January 24, 2017
Analyst: Derek Kulnis
New York City will spend 1.6 million dollars in order to expand AP to more black and Hispanic students. The program, called Lead Higher, “aims to bring 1,400 of these students at two dozen public schools into AP classes,” according to Ben Chapman in The New York Daily News.
The program is an extension of the city’s attempt to expand the reach of the AP, which Mayor Bill de Blasio first outlined in 2015. De Blasio’s initiative, AP for All, is designed to increase access to AP courses and exams. According to Ben Chapman, “75% of students will have access to at least five AP classes by fall 2018. By fall 2021, students at all high schools will have access to at least five AP classes.”
Chapman explains that “the Lead Higher program builds on that effort by adding tutoring, teacher training and more AP seats targeted at black and Hispanic students at high schools across the five boroughs starting in September.” He notes that seven more schools will add AP resources as a part of the program in 2019.

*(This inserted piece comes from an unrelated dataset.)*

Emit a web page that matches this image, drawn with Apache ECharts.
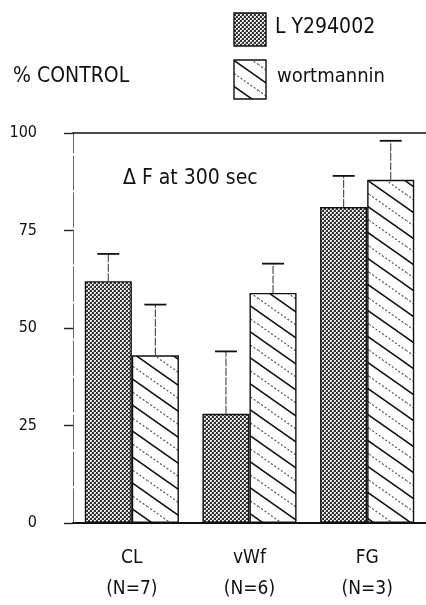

A Seattle-based nonprofit called Equal Opportunity Schools is splitting both the cost of the program and its rollout with the city. The cost according to Chapman will be “about $21 million for the 2016-17 school year and $51 million each year when fully phased in by fall 2021.”
A record number of students in New York City are taking and passing AP exams. Matthew Chayes in Newsday notes that “according to figures released Tuesday by the city’s Department of Education, 44,906 students took at least one AP course in 2016, up from 41,419 in 2015, an 8.4 percent increase.”
Chayes goes on to state that “the number of AP test-takers who passed at least one exam rose by 8.2 percent,” according to figures released by the Department of Education.